Community groups represent a relatively new type of W3C group that is free to join, and they don’t require participants to work for a W3C member company, Dahl explains. The idea is to get wide input from a community of developers and users on some topic of interest.
Dahl hopes the group can help with developing interoperability standards for digital assistants, much as other W3C groups have been instrumental in developing standards for other technologies. For example, VoiceXML standards are based on use cases centered on telephony-based voice systems.
                The typical interaction style that these standards support is system-initiated directed dialogue using grammars to constrain the speech recognizer. In recent years, interaction with voice applications has become much more flexible, with a user-initiated dialogue style and significantly fewer constraints on spoken input.
More recently, many of these new applications have become known as virtual assistants. Most notable among them are Apple’s Siri, Microsoft’s Cortana, Google Now, and Amazon’s Alexa.
According to Dahl, the new proposed community group will collect new use cases for voice interaction, develop requirements for applications such as virtual assistants, and explore areas for possible standardization, possibly producing specifications if appropriate. Depending on interest, this exploration could include the following:
• the discovery of virtual assistants with specific expertise, such as a way to find a virtual assistant that can supply weather information;
• standard formats for statistical language models for speech recognizers;
• standard representations for references to common concepts like time;
• interoperability for conversational interfaces; and
• work on dialogue management or workflow languages.
New functionality for existing voice standards can also be a topic of discussion, Dahl adds.
To date, one of the major challenges for developers working with digital assistants has been the lack of interoperability standards, according to Dahl.
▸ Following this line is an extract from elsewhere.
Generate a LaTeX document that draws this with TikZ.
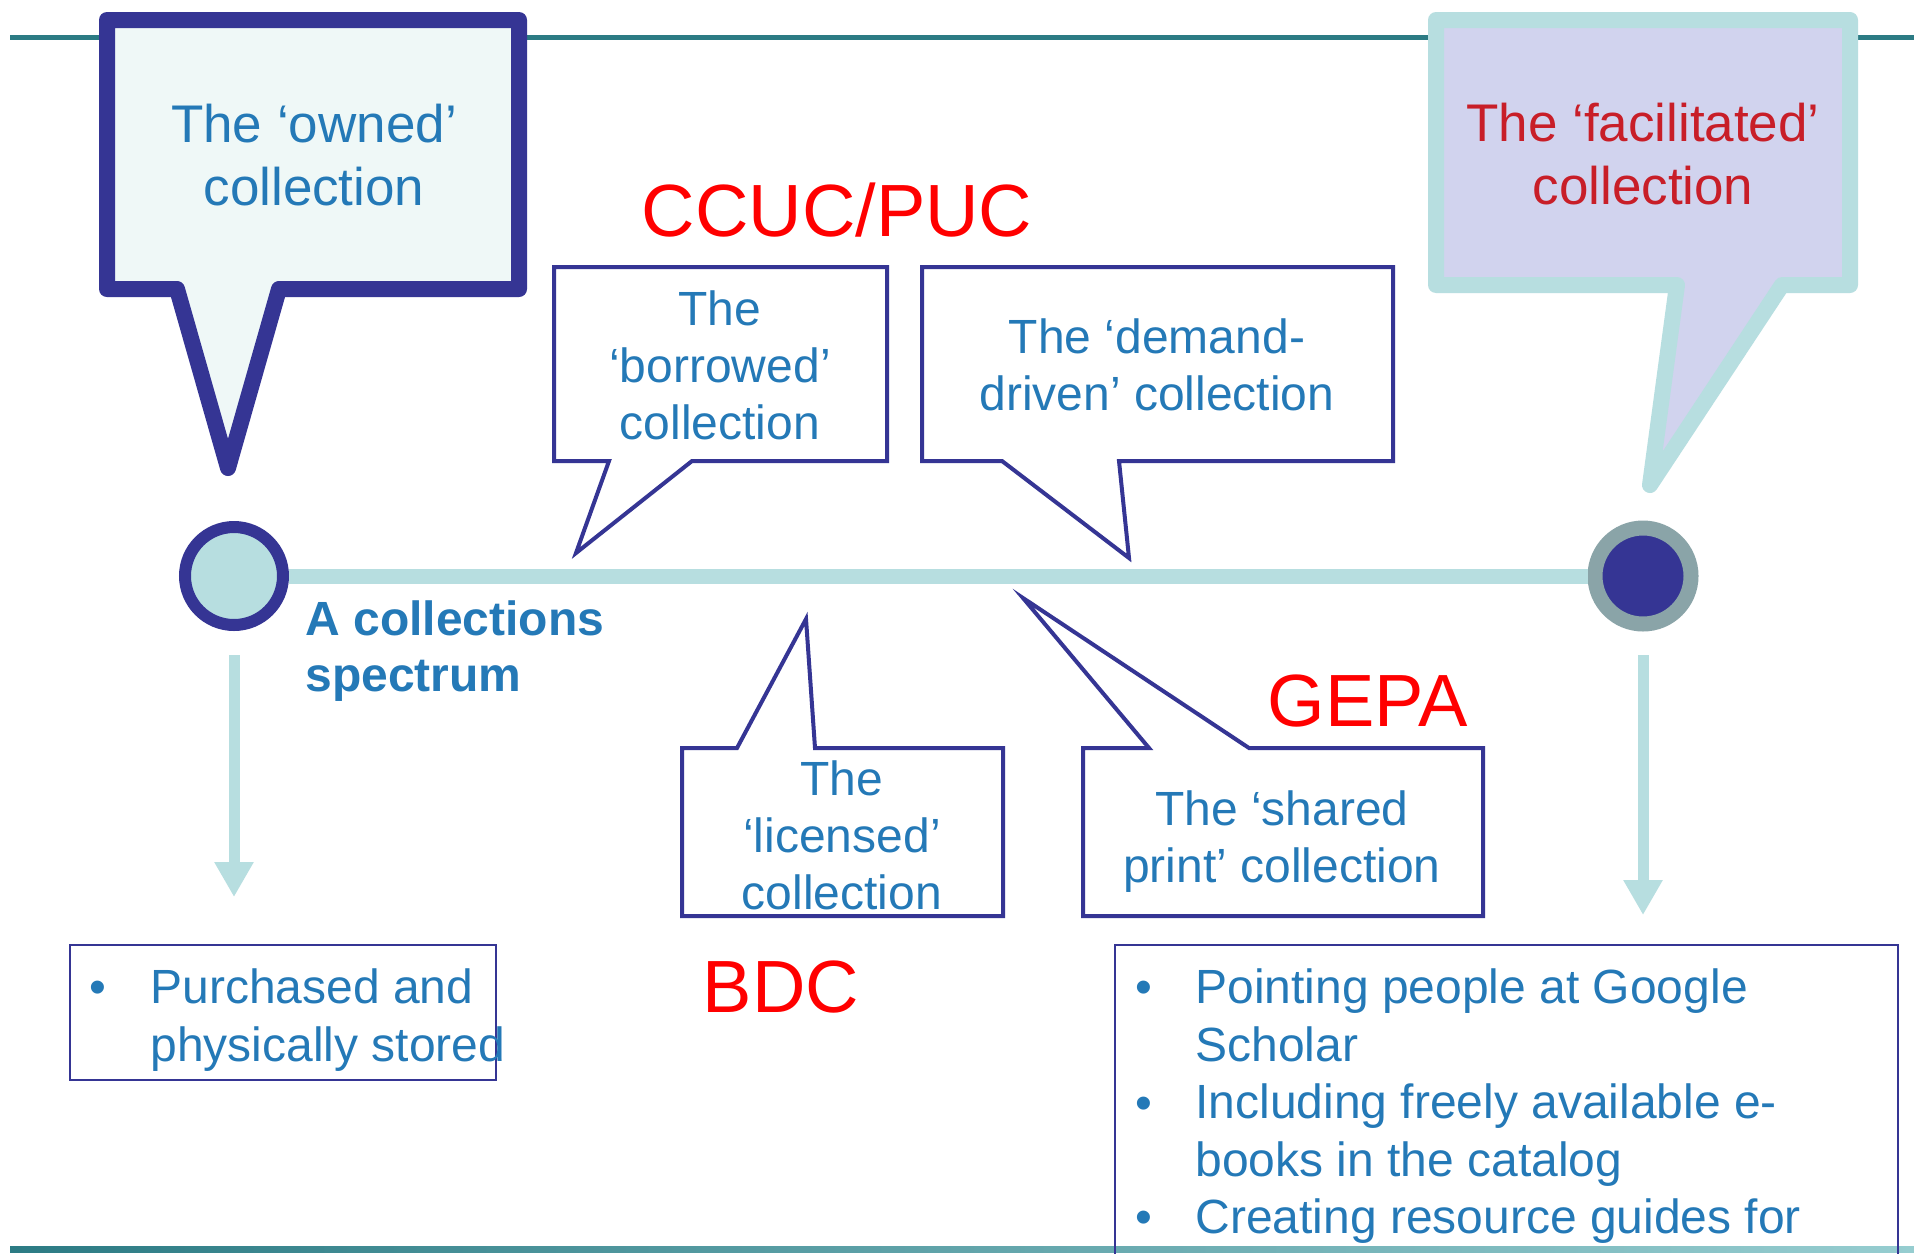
\documentclass[tikz,border=0pt]{standalone}
\usepackage{fontspec}
\setmainfont{Liberation Sans}
\usetikzlibrary{arrows.meta}
\definecolor{navy}{RGB}{53,53,148}
\definecolor{textblue}{RGB}{36,121,183}
\definecolor{facred}{RGB}{200,30,40}
\definecolor{lightcyan}{RGB}{183,222,224}
\definecolor{ownedfill}{RGB}{239,248,247}
\definecolor{lavender}{RGB}{209,211,238}
\definecolor{ringgray}{RGB}{138,164,168}
\definecolor{tealline}{RGB}{44,123,132}
\definecolor{teallight}{RGB}{150,205,208}
\tikzset{
  bigcallout/.style={line width=8pt, line join=round},
  callout/.style={draw=navy, fill=white, line width=2pt, line join=miter},
  bodytxt/.style={text=textblue, inner sep=0pt, anchor=base, align=center, font=\fontsize{24}{28.5}\selectfont},
  bigtxt/.style={inner sep=0pt, anchor=base, align=center, font=\fontsize{26.5}{31.5}\selectfont},
  redlbl/.style={text=red, inner sep=0pt, anchor=base, font=\fontsize{37}{44}\selectfont},
  listtxt/.style={text=textblue, inner sep=0pt, anchor=base west, align=left, font=\fontsize{24}{28.75}\selectfont},
  bullet/.style={text=textblue, inner sep=0pt, anchor=base, font=\fontsize{24}{28.75}\selectfont},
  downarrow/.style={draw=lightcyan, line width=5.5pt, -{Triangle[length=17.5pt,width=18.5pt]}},
}
\begin{document}
\begin{tikzpicture}[x=0.5pt,y=-0.5pt]
\useasboundingbox (0,0) rectangle (1914,1253);
\fill[white] (0,0) rectangle (1914,1253);
% top and bottom rules
\draw[tealline, line width=2.5pt] (10,37) -- (1914,37);
\shade[left color=tealline, right color=teallight] (10,1246) rectangle (1914,1252);

% owned callout
\draw[bigcallout, draw=navy, fill=ownedfill]
  (107,20) -- (519,20) -- (519,289) -- (279,289) -- (228,468) -- (177,289) -- (107,289) -- cycle;
\node[bigtxt, text=textblue] (owned) at (314,205) {The ‘owned’\\collection};

% facilitated callout
\draw[bigcallout, draw=lightcyan, fill=lavender]
  (1436,20) -- (1850,20) -- (1850,285) -- (1782,285) -- (1650,485) -- (1677,285) -- (1436,285) -- cycle;
\node[bigtxt, text=facred] (facil) at (1643,204) {The ‘facilitated’\\collection};

% red labels
\node[redlbl] (ccuc) at (837,236) {CCUC/PUC};
\node[redlbl] (gepa) at (1368,726) {GEPA};
\node[redlbl] (bdc) at (781,1012) {BDC};

% borrowed
\draw[callout] (554,267) -- (887,267) -- (887,461) -- (692,461) -- (576,553) -- (609,461) -- (554,461) -- cycle;
\node[bodytxt] (borrowed) at (720,439) {The\\‘borrowed’\\collection};

% demand-driven
\draw[callout] (922,267) -- (1393,267) -- (1393,461) -- (1119,461) -- (1129,558) -- (1002,461) -- (922,461) -- cycle;
\node[bodytxt] (demand) at (1157,410) {The ‘demand-\\driven’ collection};

% spectrum
\node[circle, draw=navy, fill=lightcyan, line width=6pt, minimum size=49pt, inner sep=0pt] (lc) at (234,576) {};
\node[circle, draw=ringgray, fill=navy, line width=7.5pt, minimum size=48pt, inner sep=0pt] (rc) at (1643,576) {};
\draw[lightcyan, line width=7.5pt] (lc) -- (rc);
\node[text=textblue, inner sep=0pt, anchor=base west, align=left, font=\bfseries\fontsize{24}{28}\selectfont] (spec) at (305,691) {A collections\\spectrum};

% licensed
\draw[callout] (682,748) -- (737,748) -- (806,619) -- (815,748) -- (1003,748) -- (1003,916) -- (682,916) -- cycle;
\node[bodytxt] (licensed) at (842,909) {The\\‘licensed’\\collection};

% shared print
\draw[callout] (1083,748) -- (1149,748) -- (1023,598) -- (1249,748) -- (1483,748) -- (1483,916) -- (1083,916) -- cycle;
\node[bodytxt] (shared) at (1282,882) {The ‘shared\\print’ collection};

% down arrows
\coordinate (la1) at (234,655);
\coordinate (la2) at (234,897);
\coordinate (ra1) at (1643,655);
\coordinate (ra2) at (1643,915);
\draw[downarrow] (la1) -- (la2);
\draw[downarrow] (ra1) -- (ra2);

% left list box
\draw[navy, line width=1pt] (70,945) rectangle (496,1080);
\node[bullet] (lb1) at (98,1003) {•};
\node[listtxt] (lt1) at (150,1061) {Purchased and\\physically stored};

% right list box
\draw[navy, line width=1pt] (1115,1260) -- (1115,945) -- (1898,945) -- (1898,1260);
\node[bullet] (rb1) at (1144,1003) {•};
\node[listtxt] (rt1) at (1195,1061) {Pointing people at Google\\Scholar};
\node[bullet] (rb2) at (1144,1119) {•};
\node[listtxt] (rt2) at (1195,1176) {Including freely available e-\\books in the catalog};
\node[bullet] (rb3) at (1144,1233) {•};
\node[listtxt] (rt3) at (1195,1233) {Creating resource guides for};
\end{tikzpicture}
\end{document}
If a developer were to produce an app for Siri, for example, he would have to start from scratch to develop a similar app for Cortana, and again for Google Now. “You can’t switch out from platform to platform,” Dahl says.
Ideally, the work group could develop common standards for each that would solve this issue. However, Dahl admits that there will be pressure from Apple, Google, Microsoft, and Amazon to keep as much of their technology as proprietary as possible. “Sometimes they don’t want to participate,” Dahl says of the large companies. “But sometimes they see the value of standards in some areas.”
Midsize companies, on the other hand, tend to be active participants in these types of groups because they want to be able to have unified standards for developing apps for different platforms, according to Dahl. She expects speech application developers and voice user interface designers to be particularly interested in this group.